«Incrementare la partecipazione delle donne al mercato del lavoro è una misura essenziale per la crescita». Lo hanno affermato il presidente del Cnel Tiziano Treu e la consigliera Paola Vacchina, durante l’audizione in commissione Lavoro alla Camera nell’ambito dell’esame delle abbinate proposte di legge, tra cui quella del Cnel, relative alle Modifiche all’articolo 46 del Codice delle pari opportunità tra uomo e donna, di cui al decreto legislativo 11 aprile 2006, n. 198, in materia di rapporto sulla situazione del personale.
«La partecipazione dei generi al mercato del lavoro è talmente diversa da configurare due diversi mercati, caratterizzati da diverse entità quantitative, da diverse tipologie contrattuali, forme di occupazione e relativo livello di stabilità, da differenti settori economici di occupazione e, al loro interno, anche da ruoli, professioni e qualifiche ricoperte - si legge nel documento presentato alla Camera -. Le forze sociali rappresentate al Cnel segnalano che uno strumento particolarmente versatile, idoneo a ridurre le disuguaglianze di genere e a identificare strumenti condivisi di conciliazione tempi di vita-tempi di lavoro è la contrattazione collettiva, con particolare riferimento a quella aziendale. Occorre uscire dalla logica della rivendicazione e affrontare, con decisione e con misure fra loro coerenti, la questione della condizione occupazionale femminile. Ciò può realizzarsi solo mediante interventi di sostegno alla natalità e al lavoro di qualità delle donne. Non va sottaciuto, infatti, che la crescita della partecipazione delle donne al mercato del lavoro non può realizzarsi a discapito della qualità dello stesso, come purtroppo si è verificato nei lunghi anni della crisi attraverso una crescita delle occupazioni a bassa retribuzione e l’aumento incontrollato del part time involontario».

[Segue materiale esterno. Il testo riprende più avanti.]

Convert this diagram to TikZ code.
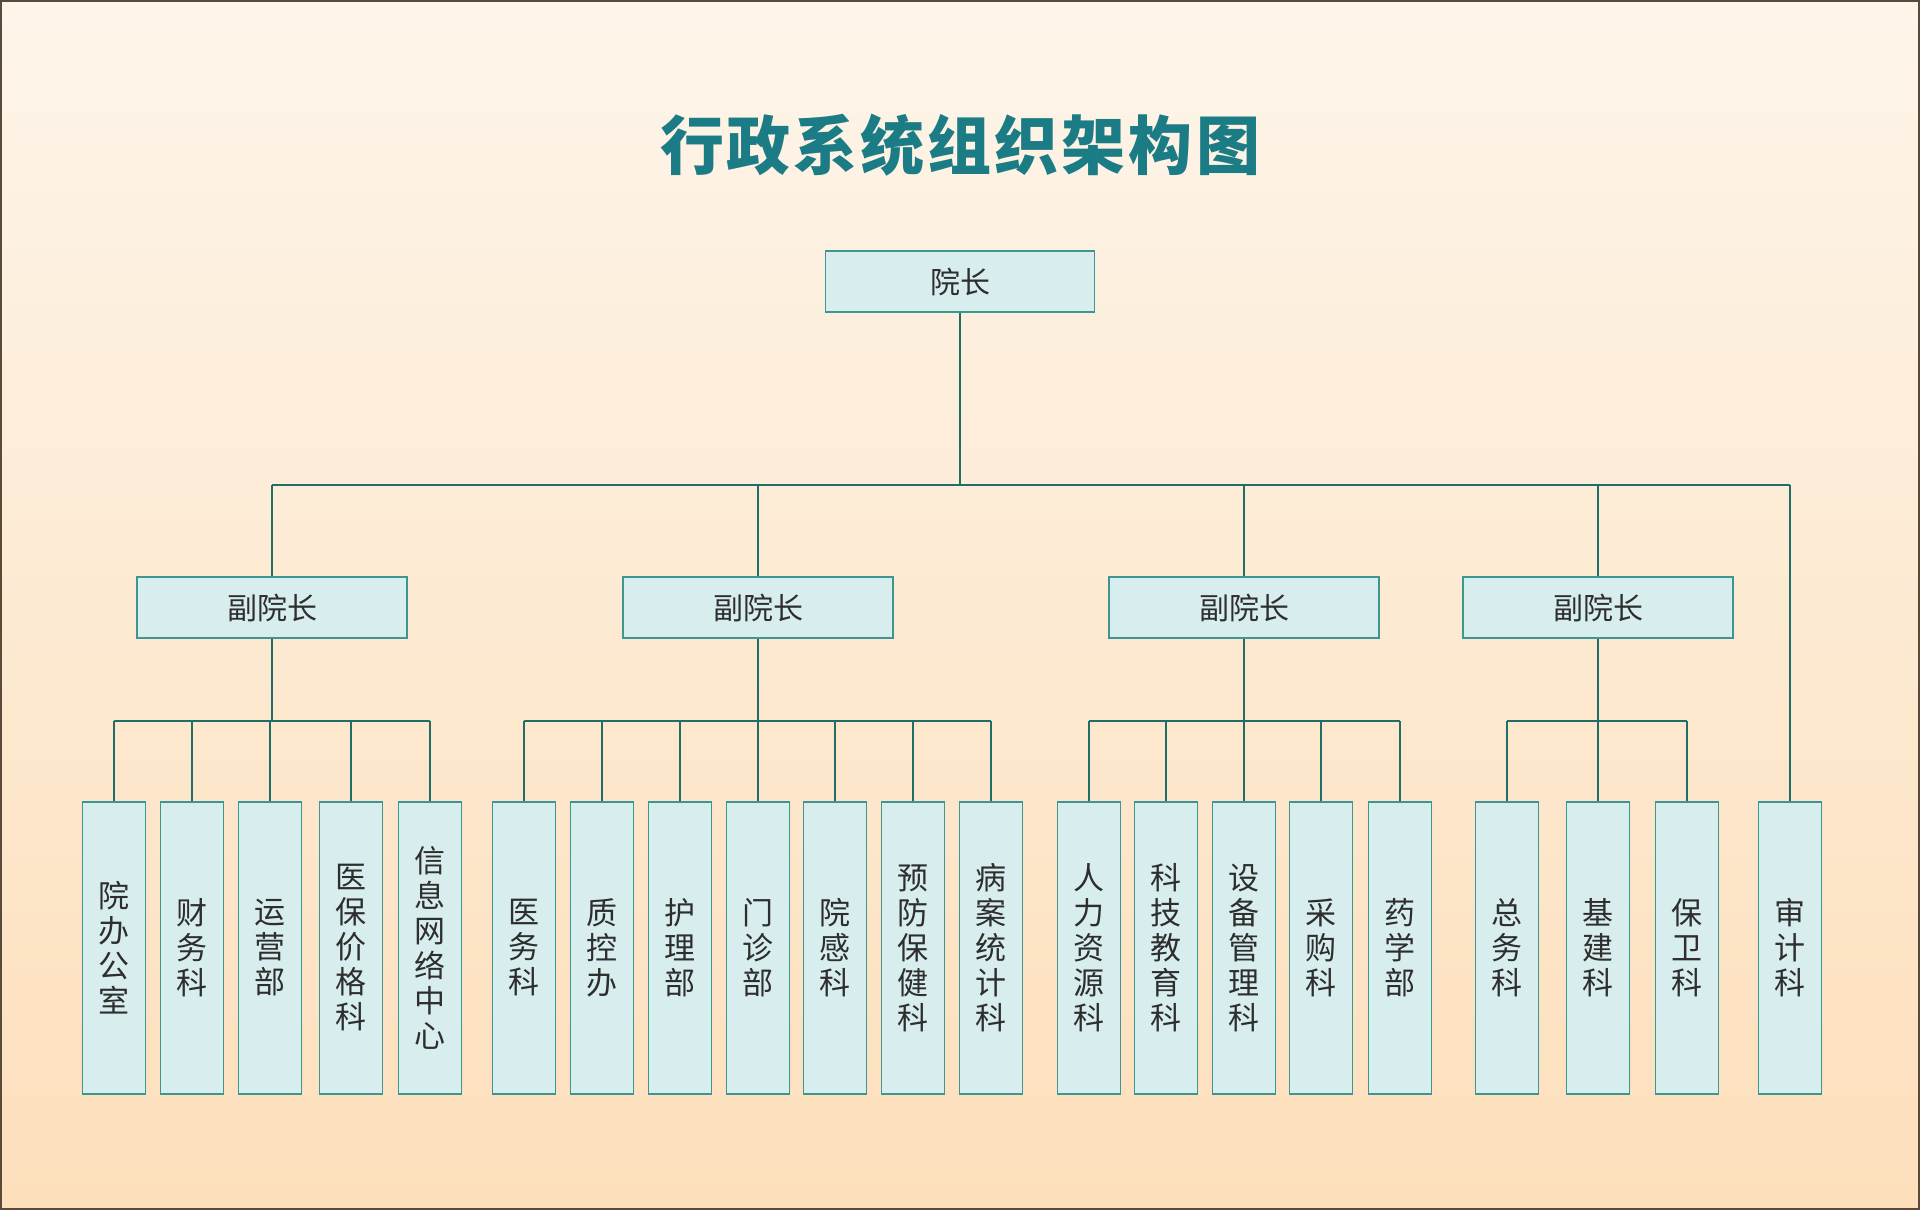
\documentclass[tikz,border=0pt]{standalone}
\usepackage{fontspec}
\setmainfont{Noto Sans CJK SC}
\newfontfamily\titlefont{Noto Sans CJK SC}
\usetikzlibrary{calc}
\definecolor{titlec}{HTML}{1B7C85}
\definecolor{connc}{HTML}{1F6E68}
\definecolor{boxline}{HTML}{3D9690}
\definecolor{boxfill}{HTML}{D8EEEE}
\definecolor{txtc}{HTML}{2E2E2E}
\definecolor{bgtop}{HTML}{FDF5EA}
\definecolor{bgbot}{HTML}{FDDFBB}
\definecolor{framec}{HTML}{5A4A3A}
\tikzset{
  conn/.style={draw=connc, line width=2.8pt},
  headbox/.style={draw=boxline, fill=boxfill, line width=1.4pt, minimum width=269pt, minimum height=61pt, inner sep=0pt, text=txtc, font=\fontsize{30}{34}\selectfont},
  leafbox/.style={draw=boxline, fill=boxfill, line width=1.4pt, minimum width=63pt, minimum height=292pt, inner sep=0pt, text=txtc, align=center, font=\fontsize{31}{35}\selectfont},
}
\begin{document}
\begin{tikzpicture}[x=1pt,y=-1pt]
\useasboundingbox (0,0) rectangle (1920,1210);
\shade[top color=bgtop, bottom color=bgbot] (0,0) rectangle (1920,1210);
\draw[framec, line width=2pt] (1,1) rectangle (1919,1209);

\node[text=titlec, font=\titlefont\bfseries\fontsize{64}{70}\selectfont] (title) at (960,145)
  {行\hspace{3pt}政\hspace{3pt}系\hspace{3pt}统\hspace{3pt}组\hspace{3pt}织\hspace{3pt}架\hspace{3pt}构\hspace{3pt}图};

\coordinate (busy) at (0,485);
\coordinate (suby) at (0,721);

\node[headbox] (top) at (960,281.5) {院长};
\node[headbox, minimum width=270pt] (vp1) at (272,607.5) {副院长};
\node[headbox, minimum width=270pt] (vp2) at (758,607.5) {副院长};
\node[headbox, minimum width=270pt] (vp3) at (1244,607.5) {副院长};
\node[headbox, minimum width=270pt] (vp4) at (1598,607.5) {副院长};

% group 1
\node[leafbox] (a1) at (114,948) {院\\办\\公\\室};
\node[leafbox] (a2) at (192,948) {财\\务\\科};
\node[leafbox] (a3) at (270,948) {运\\营\\部};
\node[leafbox] (a4) at (351,948) {医\\保\\价\\格\\科};
\node[leafbox] (a5) at (430,948) {信\\息\\网\\络\\中\\心};
% group 2
\node[leafbox] (b1) at (524,948) {医\\务\\科};
\node[leafbox] (b2) at (602,948) {质\\控\\办};
\node[leafbox] (b3) at (680,948) {护\\理\\部};
\node[leafbox] (b4) at (758,948) {门\\诊\\部};
\node[leafbox] (b5) at (835,948) {院\\感\\科};
\node[leafbox] (b6) at (913,948) {预\\防\\保\\健\\科};
\node[leafbox] (b7) at (991,948) {病\\案\\统\\计\\科};
% group 3
\node[leafbox] (c1) at (1089,948) {人\\力\\资\\源\\科};
\node[leafbox] (c2) at (1166,948) {科\\技\\教\\育\\科};
\node[leafbox] (c3) at (1244,948) {设\\备\\管\\理\\科};
\node[leafbox] (c4) at (1321,948) {采\\购\\科};
\node[leafbox] (c5) at (1400,948) {药\\学\\部};
% group 4
\node[leafbox] (d1) at (1507,948) {总\\务\\科};
\node[leafbox] (d2) at (1598,948) {基\\建\\科};
\node[leafbox] (d3) at (1687,948) {保\\卫\\科};
\node[leafbox] (aud) at (1790,948) {审\\计\\科};

% top level connectors
\draw[conn] (top.south) -- (top.south |- busy);
\draw[conn] (vp1.north |- busy) -- (aud.north |- busy);
\foreach \v in {vp1,vp2,vp3,vp4} \draw[conn] (\v.north) -- (\v.north |- busy);
\draw[conn] (aud.north) -- (aud.north |- busy);

% vp to sub bus
\foreach \v in {vp1,vp2,vp3,vp4} \draw[conn] (\v.south) -- (\v.south |- suby);
\draw[conn] (a1.north |- suby) -- (a5.north |- suby);
\draw[conn] (b1.north |- suby) -- (b7.north |- suby);
\draw[conn] (c1.north |- suby) -- (c5.north |- suby);
\draw[conn] (d1.north |- suby) -- (d3.north |- suby);
\foreach \l in {a1,a2,a3,a4,a5,b1,b2,b3,b4,b5,b6,b7,c1,c2,c3,c4,c5,d1,d2,d3}
  \draw[conn] (\l.north) -- (\l.north |- suby);
\end{tikzpicture}
\end{document}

«Il Cnel ritiene che il Paese debba fare un salto culturale per l’affermazione del principio di co-genitorialità e di condivisione delle responsabilità del lavoro di cura in tutte le fasi della vita familiare, per rendere effettiva l’affermazione di tali principi, muovendo da azioni che contrastino la perdita economica determinata dal mancato pieno apporto della componente femminile alla crescita e alla competitività, e che intendano il lavoro di cura un investimento di cui beneficia l’intera società. Non si tratta di un percorso facile: occorre soprattutto tener conto che il Paese sconta una drammatica disomogeneità sociale, economica e culturale sul territorio», hanno aggiunto Treu e Vacchina.
Come segnalato nel XXI Rapporto sul mercato del lavoro e la contrattazione collettiva, presentato lo scorso dicembre, la condizione della donna lavoratrice è soprattutto penalizzata dalla difficile conciliazione dei tempi di vita e di lavoro, che spinge in basso (49,7% dato Istat, contro il 60,4% Ue) la quota dell’occupazione femminile fra i 15 e i 64 anni e che induce il 27% delle donne madri ad abbandonare la propria occupazione alla nascita del figlio, una quota enorme se confrontata a quella maschile (lo 0,5%). Secondo gli ultimi dati Istat c’è un differenziale nel tasso di attività pari a +19,2% a favore degli uomini rispetto alle donne e un differenziale nel tasso di occupazione pari a +18,6% a favore degli uomini. Il divario di genere in termini di lavoro non retribuito (nel quale le donne spendono in media quattro ore e 15 minuti al giorno, contro due ore e 16 minuti degli uomini).